## What you have to do:
Reproduce the lines of the material exactly, excluding every image.

====================

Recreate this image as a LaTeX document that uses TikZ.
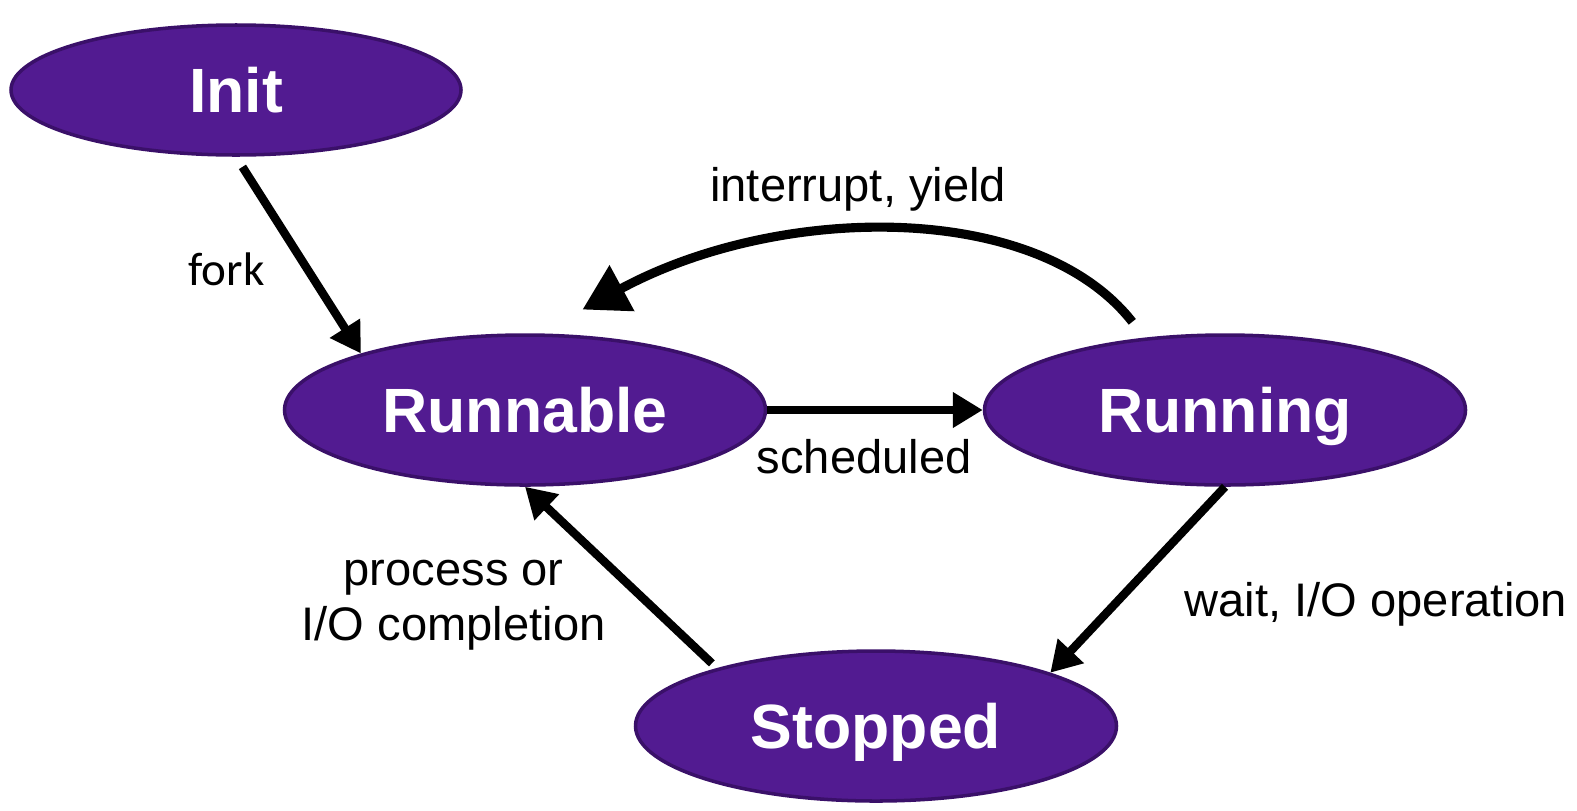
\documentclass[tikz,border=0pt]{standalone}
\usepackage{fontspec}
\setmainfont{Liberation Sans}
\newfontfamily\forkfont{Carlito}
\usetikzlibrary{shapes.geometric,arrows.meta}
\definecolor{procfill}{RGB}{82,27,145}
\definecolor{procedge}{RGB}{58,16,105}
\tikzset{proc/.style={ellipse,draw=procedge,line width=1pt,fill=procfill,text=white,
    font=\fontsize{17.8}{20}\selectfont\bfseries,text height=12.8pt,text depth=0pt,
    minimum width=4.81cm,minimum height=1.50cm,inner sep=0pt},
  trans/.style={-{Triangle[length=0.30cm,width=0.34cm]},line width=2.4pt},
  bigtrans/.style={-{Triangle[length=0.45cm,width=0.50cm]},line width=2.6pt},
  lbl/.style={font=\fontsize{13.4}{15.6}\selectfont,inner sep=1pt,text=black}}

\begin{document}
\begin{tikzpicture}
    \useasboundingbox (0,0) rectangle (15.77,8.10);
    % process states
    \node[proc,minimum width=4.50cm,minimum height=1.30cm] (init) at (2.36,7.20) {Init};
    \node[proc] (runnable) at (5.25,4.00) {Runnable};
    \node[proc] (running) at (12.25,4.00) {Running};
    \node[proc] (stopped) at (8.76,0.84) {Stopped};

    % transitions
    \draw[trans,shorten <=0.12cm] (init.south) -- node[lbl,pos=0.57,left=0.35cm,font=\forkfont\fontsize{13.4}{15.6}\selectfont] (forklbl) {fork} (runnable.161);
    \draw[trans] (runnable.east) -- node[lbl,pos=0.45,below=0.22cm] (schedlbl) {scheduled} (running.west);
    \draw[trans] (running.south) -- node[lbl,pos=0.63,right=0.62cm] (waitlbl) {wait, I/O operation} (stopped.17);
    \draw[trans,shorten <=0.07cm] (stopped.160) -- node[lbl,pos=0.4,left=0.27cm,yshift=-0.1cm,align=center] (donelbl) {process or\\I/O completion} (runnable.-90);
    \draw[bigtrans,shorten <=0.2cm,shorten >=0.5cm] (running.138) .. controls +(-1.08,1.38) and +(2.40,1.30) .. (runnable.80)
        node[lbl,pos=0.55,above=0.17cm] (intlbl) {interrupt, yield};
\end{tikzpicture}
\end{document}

====================

## Task answer:
Recreate this image as a LaTeX document that uses TikZ.
\documentclass[tikz,border=0pt]{standalone}
\usepackage{fontspec}
\setmainfont{Liberation Sans}
\newfontfamily\forkfont{Carlito}
\usetikzlibrary{shapes.geometric,arrows.meta}
\definecolor{procfill}{RGB}{82,27,145}
\definecolor{procedge}{RGB}{58,16,105}
\tikzset{proc/.style={ellipse,draw=procedge,line width=1pt,fill=procfill,text=white,
    font=\fontsize{17.8}{20}\selectfont\bfseries,text height=12.8pt,text depth=0pt,
    minimum width=4.81cm,minimum height=1.50cm,inner sep=0pt},
  trans/.style={-{Triangle[length=0.30cm,width=0.34cm]},line width=2.4pt},
  bigtrans/.style={-{Triangle[length=0.45cm,width=0.50cm]},line width=2.6pt},
  lbl/.style={font=\fontsize{13.4}{15.6}\selectfont,inner sep=1pt,text=black}}

\begin{document}
\begin{tikzpicture}
    \useasboundingbox (0,0) rectangle (15.77,8.10);
    % process states
    \node[proc,minimum width=4.50cm,minimum height=1.30cm] (init) at (2.36,7.20) {Init};
    \node[proc] (runnable) at (5.25,4.00) {Runnable};
    \node[proc] (running) at (12.25,4.00) {Running};
    \node[proc] (stopped) at (8.76,0.84) {Stopped};

    % transitions
    \draw[trans,shorten <=0.12cm] (init.south) -- node[lbl,pos=0.57,left=0.35cm,font=\forkfont\fontsize{13.4}{15.6}\selectfont] (forklbl) {fork} (runnable.161);
    \draw[trans] (runnable.east) -- node[lbl,pos=0.45,below=0.22cm] (schedlbl) {scheduled} (running.west);
    \draw[trans] (running.south) -- node[lbl,pos=0.63,right=0.62cm] (waitlbl) {wait, I/O operation} (stopped.17);
    \draw[trans,shorten <=0.07cm] (stopped.160) -- node[lbl,pos=0.4,left=0.27cm,yshift=-0.1cm,align=center] (donelbl) {process or\\I/O completion} (runnable.-90);
    \draw[bigtrans,shorten <=0.2cm,shorten >=0.5cm] (running.138) .. controls +(-1.08,1.38) and +(2.40,1.30) .. (runnable.80)
        node[lbl,pos=0.55,above=0.17cm] (intlbl) {interrupt, yield};
\end{tikzpicture}
\end{document}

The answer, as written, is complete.